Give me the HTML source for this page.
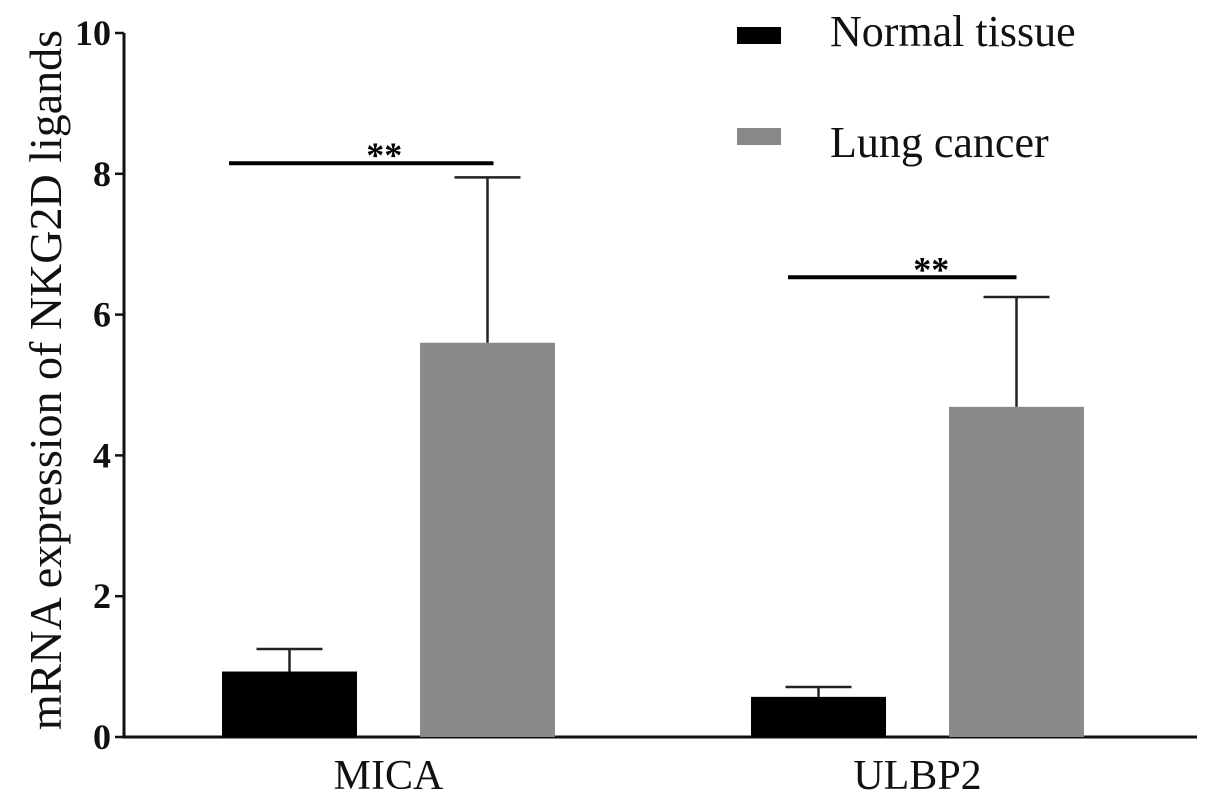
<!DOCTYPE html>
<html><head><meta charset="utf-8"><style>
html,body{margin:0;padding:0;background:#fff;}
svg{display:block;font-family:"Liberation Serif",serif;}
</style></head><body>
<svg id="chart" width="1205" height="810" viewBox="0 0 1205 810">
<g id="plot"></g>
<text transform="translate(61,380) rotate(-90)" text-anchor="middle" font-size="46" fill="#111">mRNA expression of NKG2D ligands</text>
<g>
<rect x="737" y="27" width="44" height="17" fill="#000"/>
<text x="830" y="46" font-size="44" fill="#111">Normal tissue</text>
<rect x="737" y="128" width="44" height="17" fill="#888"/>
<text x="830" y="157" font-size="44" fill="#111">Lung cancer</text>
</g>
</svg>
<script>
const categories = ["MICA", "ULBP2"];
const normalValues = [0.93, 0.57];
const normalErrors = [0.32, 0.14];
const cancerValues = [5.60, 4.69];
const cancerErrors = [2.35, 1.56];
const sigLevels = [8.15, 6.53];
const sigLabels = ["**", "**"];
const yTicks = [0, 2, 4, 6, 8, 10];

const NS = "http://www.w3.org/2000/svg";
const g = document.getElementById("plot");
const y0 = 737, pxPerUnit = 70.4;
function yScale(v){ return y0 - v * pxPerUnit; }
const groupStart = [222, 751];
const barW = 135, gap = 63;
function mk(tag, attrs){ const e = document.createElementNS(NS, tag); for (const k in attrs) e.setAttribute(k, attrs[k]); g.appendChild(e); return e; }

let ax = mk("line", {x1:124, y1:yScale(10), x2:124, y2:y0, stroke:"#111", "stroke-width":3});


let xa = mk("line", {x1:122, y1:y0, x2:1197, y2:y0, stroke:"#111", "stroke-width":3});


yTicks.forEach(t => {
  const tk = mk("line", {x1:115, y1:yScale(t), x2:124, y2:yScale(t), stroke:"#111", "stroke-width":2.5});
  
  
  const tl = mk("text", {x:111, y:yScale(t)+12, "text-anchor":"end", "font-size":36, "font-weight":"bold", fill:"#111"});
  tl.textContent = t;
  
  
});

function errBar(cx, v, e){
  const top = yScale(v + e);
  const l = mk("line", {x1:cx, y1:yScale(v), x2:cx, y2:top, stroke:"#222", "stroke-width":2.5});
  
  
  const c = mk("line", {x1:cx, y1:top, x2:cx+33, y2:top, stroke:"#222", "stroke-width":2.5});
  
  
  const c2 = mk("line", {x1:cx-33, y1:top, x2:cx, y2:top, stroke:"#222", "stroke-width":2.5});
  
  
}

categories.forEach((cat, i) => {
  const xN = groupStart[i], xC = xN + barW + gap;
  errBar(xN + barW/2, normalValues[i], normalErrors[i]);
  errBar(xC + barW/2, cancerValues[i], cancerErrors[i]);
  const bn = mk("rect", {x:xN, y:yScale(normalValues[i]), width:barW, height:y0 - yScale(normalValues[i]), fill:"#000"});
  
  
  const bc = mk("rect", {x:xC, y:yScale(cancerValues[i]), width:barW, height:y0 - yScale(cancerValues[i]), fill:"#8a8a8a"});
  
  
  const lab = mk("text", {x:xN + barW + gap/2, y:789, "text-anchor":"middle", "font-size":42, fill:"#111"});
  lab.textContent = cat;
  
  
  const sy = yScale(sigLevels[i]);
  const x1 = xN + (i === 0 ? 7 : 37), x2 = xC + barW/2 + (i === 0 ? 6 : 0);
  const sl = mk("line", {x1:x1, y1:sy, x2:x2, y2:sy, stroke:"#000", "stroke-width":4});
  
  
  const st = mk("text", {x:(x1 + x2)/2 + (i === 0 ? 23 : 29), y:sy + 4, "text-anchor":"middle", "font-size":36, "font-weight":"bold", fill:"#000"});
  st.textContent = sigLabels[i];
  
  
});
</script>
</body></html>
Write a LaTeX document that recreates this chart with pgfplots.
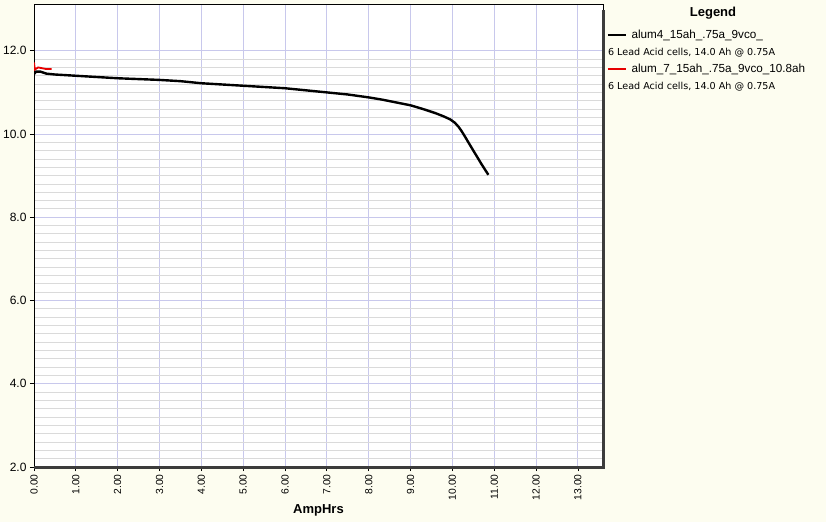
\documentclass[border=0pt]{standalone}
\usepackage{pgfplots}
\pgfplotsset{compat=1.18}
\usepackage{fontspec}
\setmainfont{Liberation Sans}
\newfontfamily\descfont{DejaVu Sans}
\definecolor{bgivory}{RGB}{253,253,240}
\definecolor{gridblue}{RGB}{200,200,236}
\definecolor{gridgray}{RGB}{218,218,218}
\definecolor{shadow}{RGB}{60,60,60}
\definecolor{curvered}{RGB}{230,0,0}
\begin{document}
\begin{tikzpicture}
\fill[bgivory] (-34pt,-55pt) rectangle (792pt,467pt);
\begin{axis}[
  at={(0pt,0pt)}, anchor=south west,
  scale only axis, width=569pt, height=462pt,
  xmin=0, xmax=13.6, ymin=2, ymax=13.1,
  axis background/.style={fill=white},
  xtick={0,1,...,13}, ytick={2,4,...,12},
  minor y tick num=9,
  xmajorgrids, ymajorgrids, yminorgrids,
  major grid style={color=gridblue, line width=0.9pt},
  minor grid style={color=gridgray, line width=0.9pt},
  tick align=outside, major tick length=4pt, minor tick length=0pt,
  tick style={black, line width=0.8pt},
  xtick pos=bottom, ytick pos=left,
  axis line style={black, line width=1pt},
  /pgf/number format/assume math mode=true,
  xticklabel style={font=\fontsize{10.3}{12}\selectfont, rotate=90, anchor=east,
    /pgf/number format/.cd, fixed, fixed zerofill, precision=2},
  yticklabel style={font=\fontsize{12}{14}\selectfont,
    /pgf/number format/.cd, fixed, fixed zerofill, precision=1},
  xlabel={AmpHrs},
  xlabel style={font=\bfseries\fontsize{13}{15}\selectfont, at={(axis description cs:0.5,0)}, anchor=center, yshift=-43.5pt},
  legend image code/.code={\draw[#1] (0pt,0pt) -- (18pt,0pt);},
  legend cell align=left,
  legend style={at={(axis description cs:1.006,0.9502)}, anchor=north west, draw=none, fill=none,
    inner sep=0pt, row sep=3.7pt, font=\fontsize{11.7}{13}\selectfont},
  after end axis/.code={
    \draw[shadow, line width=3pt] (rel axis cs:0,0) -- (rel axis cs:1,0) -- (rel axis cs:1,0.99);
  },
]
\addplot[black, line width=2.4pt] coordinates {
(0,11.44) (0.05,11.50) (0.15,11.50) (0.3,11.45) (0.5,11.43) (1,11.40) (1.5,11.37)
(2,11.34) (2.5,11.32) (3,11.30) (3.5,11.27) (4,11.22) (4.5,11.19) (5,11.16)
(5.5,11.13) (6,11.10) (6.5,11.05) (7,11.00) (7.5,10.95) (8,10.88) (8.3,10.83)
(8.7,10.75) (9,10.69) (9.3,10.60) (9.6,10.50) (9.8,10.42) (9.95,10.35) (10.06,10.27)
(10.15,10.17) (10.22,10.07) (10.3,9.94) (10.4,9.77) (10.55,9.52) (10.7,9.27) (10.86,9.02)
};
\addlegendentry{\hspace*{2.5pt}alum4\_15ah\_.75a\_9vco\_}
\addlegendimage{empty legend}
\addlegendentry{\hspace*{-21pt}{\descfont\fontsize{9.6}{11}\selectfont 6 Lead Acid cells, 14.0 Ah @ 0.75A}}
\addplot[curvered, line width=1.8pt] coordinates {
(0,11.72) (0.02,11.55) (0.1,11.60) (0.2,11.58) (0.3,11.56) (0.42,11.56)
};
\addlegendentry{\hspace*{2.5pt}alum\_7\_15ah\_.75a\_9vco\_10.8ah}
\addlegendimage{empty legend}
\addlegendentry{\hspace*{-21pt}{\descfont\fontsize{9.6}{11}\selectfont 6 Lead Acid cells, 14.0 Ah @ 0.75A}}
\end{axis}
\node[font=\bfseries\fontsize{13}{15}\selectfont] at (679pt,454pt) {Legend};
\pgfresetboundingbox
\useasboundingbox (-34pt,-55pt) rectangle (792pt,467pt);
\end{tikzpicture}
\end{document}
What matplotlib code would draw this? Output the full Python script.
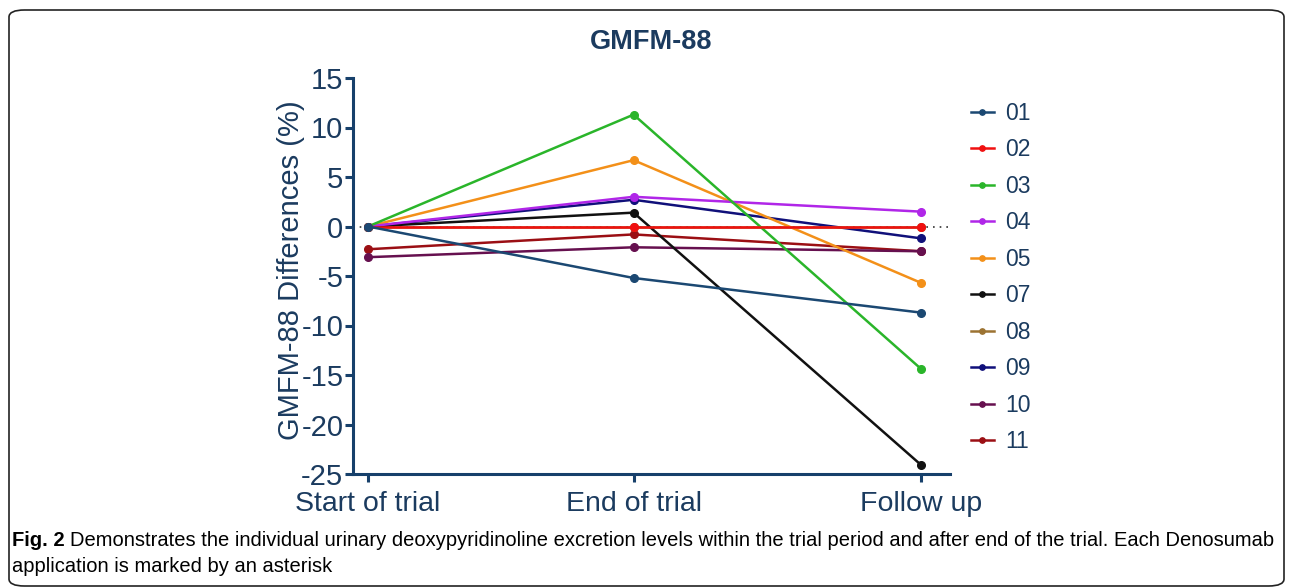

^^^^^^^^^^^^^^^^

*Stated problem:* How many lines of the data hold the string "chart"? Reply with the number alone.

*Result for this exercise:* 2